Bu katliamlar, Ortaçağ’ın karanlık zihniyetiyle değil 20. yüzyılın yani modern çağın felsefesiyle, insan hakları, uluslararası hukuk gibi kavramların bütün dünya kamuoyunun literatürüne girdiği bir dönemde gerçekleştirilmiştir. Bu zihniyet; nasıl ki aldığı mahkeme kararı ile dünyanın döndüğü gerçeğini gizleyemediyse, Türklerin Ermenilere soykırım yapmadığı gerçeğini de gizleyemeyecektir. Fransız meclisinden geçen bu kararın parlamentoda da onaylanması durumunda iki ülke ilişkilerinde onarılamaz yaralar açılacaktır.
Fransa’nın, kendi içindeki kirli oy hesaplarında Türkiye’yi kullanmak gibi bir hakkı yoktur.
Fransa’nın tarihle yüzleşmek gibi bir derdi varsa önce kendi kanlı tarihiyle yüzleşmesi ve elindeki kanı temizlemesi gerekiyor. Bir hesap verilecekse Fransa Cezayir’in, Afrika’nın, Ruanda’nın hesabını versin. Bilinsin ki dünya üzerinde Türk’e insanlık dersi vermek, değil Fransızların, hiçbir milletin haddine değildir. Türk milleti soykırım yalanına kurban edilemez. Bize böyle bir iftirayı reva görenlere karşı sessiz kalmamız düşünülemez. Bu noktada devlet olarak, derhal Fransız mallarına boykot başlatılmalı, Fransa’yla yapılmış ikili anlaşmalar gözden geçirilmeli, devlet tarafından Fransa’ya verilen ihalelerin iptali gündeme gelmelidir.
Buradan sanayici ve iş adamlarımıza da seslenmek istiyorum: Paradan daha önemli şeyler de var. Biliyoruz ki sizler, bu ülkenin bir ferdi olarak, milli davamız için maddi çıkarları elinizin tersiyle itebilecek hasletlerin sahibisiniz. Fransa’yla olan ticari ve ortaklık ilişkilerinizi gözden geçirin ve sizleri bu noktaya getiren milletimize olan borcunuzu bu şekilde ödeyin.

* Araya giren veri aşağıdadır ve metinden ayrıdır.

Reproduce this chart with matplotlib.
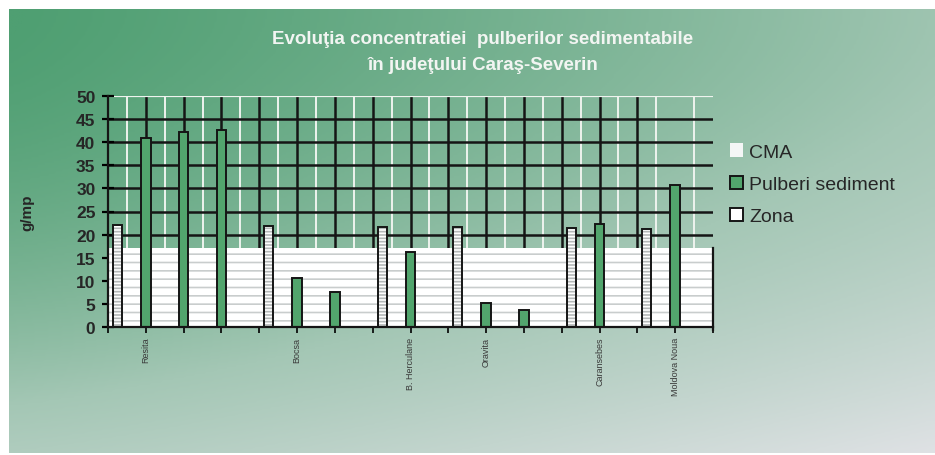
import numpy as np
import matplotlib.pyplot as plt
from matplotlib.colors import LinearSegmentedColormap
from matplotlib.patches import Patch

plt.rcParams['font.family'] = ['Liberation Sans', 'DejaVu Sans']
plt.rcParams['hatch.linewidth'] = 1.2

# category slots along the x axis (labels only on some of them)
categories = ['', 'Resita', '', '', '', 'Bocsa', '', '', 'B. Herculane', '',
              'Oravita', '', '', 'Caransebes', '', 'Moldova Noua', '']
nan = np.nan
pulberi = [nan, 41.0, 42.2, 42.6, nan, 10.5, 7.6, nan, 16.2, nan,
           5.2, 3.7, nan, 22.4, nan, 30.7, nan]
zona = [22.0, nan, nan, nan, 21.9, nan, nan, 21.7, nan, 21.7,
        nan, nan, 21.4, nan, 21.3, nan, nan]
cma = 17.0

GREEN = '#52a56d'

fig = plt.figure(figsize=(9.35, 4.56), dpi=100, facecolor='white')

# scanned page background: green fading to grey
bg = fig.add_axes([9 / 935, 2 / 456, 926 / 935, 444 / 456], zorder=-5)
yy, xx = np.mgrid[0:1:200j, 0:1:400j]
t = np.clip(0.42 * xx ** 1.2 + 0.55 * yy ** 1.8, 0, 1)
cmap = LinearSegmentedColormap.from_list(
    'bg', [(0, '#4f9f72'), (0.45, '#a4c7b5'), (1, '#e2e3e7')])
bg.imshow(t, cmap=cmap, vmin=0, vmax=1, aspect='auto', interpolation='bilinear')
bg.axis('off')

ax = fig.add_axes([108 / 935, 1 - 328 / 456, 605 / 935, 231 / 456])
ax.set_facecolor('none')

x = np.arange(len(categories))
ax.set_xlim(0, len(categories) - 1)
ax.set_ylim(0, 50)

# grid: black lines on ticks, white lines in between
ax.vlines(x[1:-2], 0, 50, color='#151515', lw=1.8, zorder=1)
ax.vlines(x[:-1] + 0.5, 0, 50, color='#eef3ee', lw=1.4, zorder=1)
ax.hlines(np.arange(5, 50, 5), 0, x[-1], color='#151515', lw=1.8, zorder=1)
ax.axhline(50, color='#eef3ee', lw=1.6, zorder=1)

# CMA band
ax.fill_between([0, x[-1]], 0, cma, facecolor='white', edgecolor='#c9cdcd',
                hatch='--', lw=0, zorder=2)
ax.plot([x[-1], x[-1]], [-0.6, cma], color='#151515', lw=1.6, zorder=2,
        clip_on=False)

ax.bar(x, pulberi, width=0.25, color=GREEN, edgecolor='#151515', lw=1.4, zorder=3)
ax.bar(x + 0.25, zona, width=0.24, color='white', edgecolor='#b5b9b9',
       hatch='-----', lw=0, zorder=3)
ax.bar(x + 0.25, zona, width=0.24, color='none', edgecolor='#151515', lw=1.4,
       zorder=3)

for s in ['top', 'right']:
    ax.spines[s].set_visible(False)
for s in ['left', 'bottom']:
    ax.spines[s].set_linewidth(1.6)
    ax.spines[s].set_color('#151515')
    ax.spines[s].set_zorder(4)

ax.set_yticks(np.arange(0, 51, 5))
ax.tick_params(axis='y', direction='inout', length=8, width=1.6, pad=5,
               labelsize=12.5, labelcolor='#262626')
for lab in ax.get_yticklabels():
    lab.set_fontweight('bold')
ax.set_xticks(x)
ax.set_xticklabels(categories, rotation=90, fontsize=6.5, color='#3a3a3a')
ax.tick_params(axis='x', direction='out', length=4, width=1.2, pad=3)

ax.set_ylabel('g/mp', fontsize=11, fontweight='bold', color='#262626', labelpad=30)

fig.text(483 / 935, 1 - 40 / 456, 'Evoluţia concentratiei  pulberilor sedimentabile',
         ha='center', va='center', color='#f2f5f2', fontsize=13.5, fontweight='bold')
fig.text(483 / 935, 1 - 66 / 456, 'în judeţului Caraş-Severin',
         ha='center', va='center', color='#f2f5f2', fontsize=13.5, fontweight='bold')

handles = [Patch(facecolor='#f4f6f6', edgecolor='none'),
           Patch(facecolor=GREEN, edgecolor='#151515', lw=1.4),
           Patch(facecolor='white', edgecolor='#151515', lw=1.4)]
fig.legend(handles, ['CMA', 'Pulberi sediment', 'Zona'], loc='upper left',
           bbox_to_anchor=(712 / 935, 1 - 127 / 456), frameon=False,
           fontsize=14, handlelength=0.7, handleheight=0.7, handletextpad=0.3,
           labelspacing=0.75, labelcolor='#262626')

fig.savefig('out.png', dpi=100)
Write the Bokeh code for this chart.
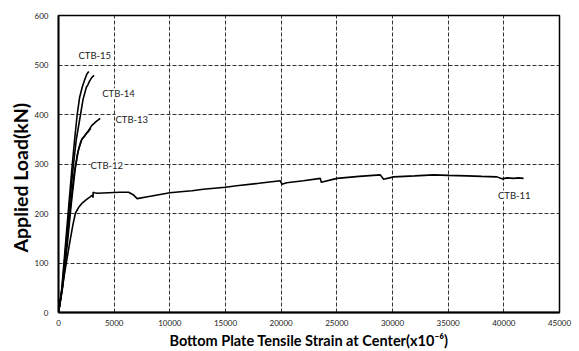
from bokeh.plotting import figure
from bokeh.models import Label, Range1d, SingleIntervalTicker, Title
from bokeh.embed import file_html
from bokeh.resources import INLINE

# ---- data (strain x10^-6, load kN) ----
ctb11_x = [0, 150, 400, 700, 1000, 1300, 1526, 1800, 2127, 2500, 2873, 3050, 3100, 3115, 3200, 3500,
           4500, 5500, 6300, 6700, 7065, 8000, 9000, 10000, 10952, 12000, 13000, 14991, 16000, 18000,
           19928, 20078, 20500, 22000, 23519, 23600, 25017, 27000, 28905, 29200, 30100, 32000, 33690,
           35000, 36690, 38000, 39380, 39830, 40300, 40870, 41300, 41770]
ctb11_y = [0, 20, 60, 100, 140, 178, 201, 212, 221, 228, 234, 237, 232, 243, 242, 241,
           242, 243, 243, 238, 230, 234, 238, 242, 244, 246, 249, 253, 256, 261,
           266, 259, 262, 266, 271, 263, 271, 275, 278, 269, 274, 276, 278,
           277, 276, 275, 274, 270, 272, 271, 272, 271]

ctb12_x = [0, 400, 800, 1150, 1500, 1800, 2100, 2300, 2500, 2700, 2900]
ctb12_y = [0, 55, 140, 220, 290, 330, 350, 355, 362, 366, 372]

ctb13_x = [0, 350, 700, 1050, 1400, 1700, 2000, 2150, 2400, 2700, 3000, 3400, 3750]
ctb13_y = [0, 50, 130, 210, 280, 320, 345, 352, 358, 368, 378, 386, 392]

ctb14_x = [0, 300, 650, 1000, 1300, 1600, 1980, 2200, 2500, 2600, 2800, 3000, 3200]
ctb14_y = [0, 45, 130, 220, 290, 350, 400, 430, 455, 458, 468, 475, 479]

ctb15_x = [0, 300, 600, 900, 1200, 1450, 1680, 1900, 2130, 2350, 2550, 2720]
ctb15_y = [0, 50, 130, 210, 290, 350, 400, 435, 455, 470, 482, 487]

series_x = [ctb11_x, ctb12_x, ctb13_x, ctb14_x, ctb15_x]
series_y = [ctb11_y, ctb12_y, ctb13_y, ctb14_y, ctb15_y]

label_names = ["CTB-11", "CTB-12", "CTB-13", "CTB-14", "CTB-15"]
label_x = [39470, 2873, 5117, 3923, 1795]
label_y = [236, 296, 390, 442, 519]

x_title = "Bottom Plate Tensile Strain at Center(x10\u207b\u2076)"
y_title = "Applied Load(kN)"

FONT = "Lato"

p = figure(width=579, height=351, output_backend="svg", toolbar_location=None,
           x_range=Range1d(0, 45000), y_range=Range1d(0, 600),
           min_border_left=58, min_border_right=20, min_border_top=15, min_border_bottom=38)

for xs, ys in zip(series_x, series_y):
    p.line(xs, ys, line_color="black", line_width=1.6)

for name, lx, ly in zip(label_names, label_x, label_y):
    p.add_layout(Label(x=lx, y=ly, text=name, text_font=FONT, text_font_size="9.5px",
                       text_color="#222222", text_baseline="middle", text_align="left",
                       background_fill_color="white", background_fill_alpha=1.0))

# y-axis title as a side title in the left border
p.add_layout(Title(text=y_title, align="left", offset=60, standoff=0,
                   text_font=FONT, text_font_style="bold", text_font_size="19.5px",
                   text_color="black"), "left")

p.xaxis.ticker = SingleIntervalTicker(interval=5000)
p.yaxis.ticker = SingleIntervalTicker(interval=100)

for ax in (p.xaxis[0], p.yaxis[0]):
    ax.major_tick_out = 0
    ax.major_tick_in = 0
    ax.minor_tick_out = 0
    ax.minor_tick_in = 0
    ax.axis_line_color = "black"
    ax.axis_line_width = 1.8
    ax.major_label_text_font = FONT
    ax.major_label_text_font_size = "8px"
    ax.major_label_text_color = "#222222"
    ax.axis_label_text_font = FONT
    ax.axis_label_text_font_style = "bold"
    ax.axis_label_text_font_size = "14.5px"
    ax.axis_label_text_color = "black"

p.xaxis.axis_label = x_title
p.xaxis.major_label_standoff = 7
p.yaxis.major_label_standoff = 10
p.xaxis.axis_label_standoff = 3

p.grid.grid_line_color = "#333333"
p.grid.grid_line_dash = "4 2"
p.grid.grid_line_width = 1
p.outline_line_color = "black"
p.outline_line_width = 1.5
p.outline_line_alpha = 1.0

open("out.html", "w").write(file_html(p, INLINE))
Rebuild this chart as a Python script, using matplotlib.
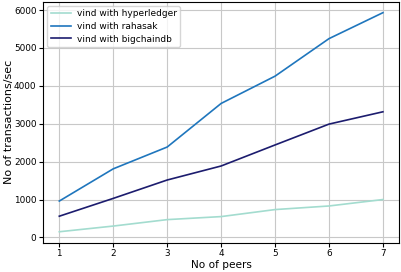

Türkiye Kamu-Sen olarak, devletimizi, halkımızı, tüm sivil toplum kuruluşlarımızı ve özellikle de üniversitelerimizi, Batının çirkin yüzüne ayna tutmak adına, Türk düşmanlığı konusunu iç ve dış kamuoyunun gündemine taşımaya ve en kısa zamanda, uzun soluklu bir kampanya başlatmaya davet ederken, bu alçak ve haddini aşan girişimlerden derhal vazgeçilmesi ve özür diletilmesi için üzerimize düşen görevi yapacağımızı Türk kamuoyuna bildiririz.”
Açıklamanın ardından Fransa Büyükelçiliği önüne siyah çelenk bırakıldı.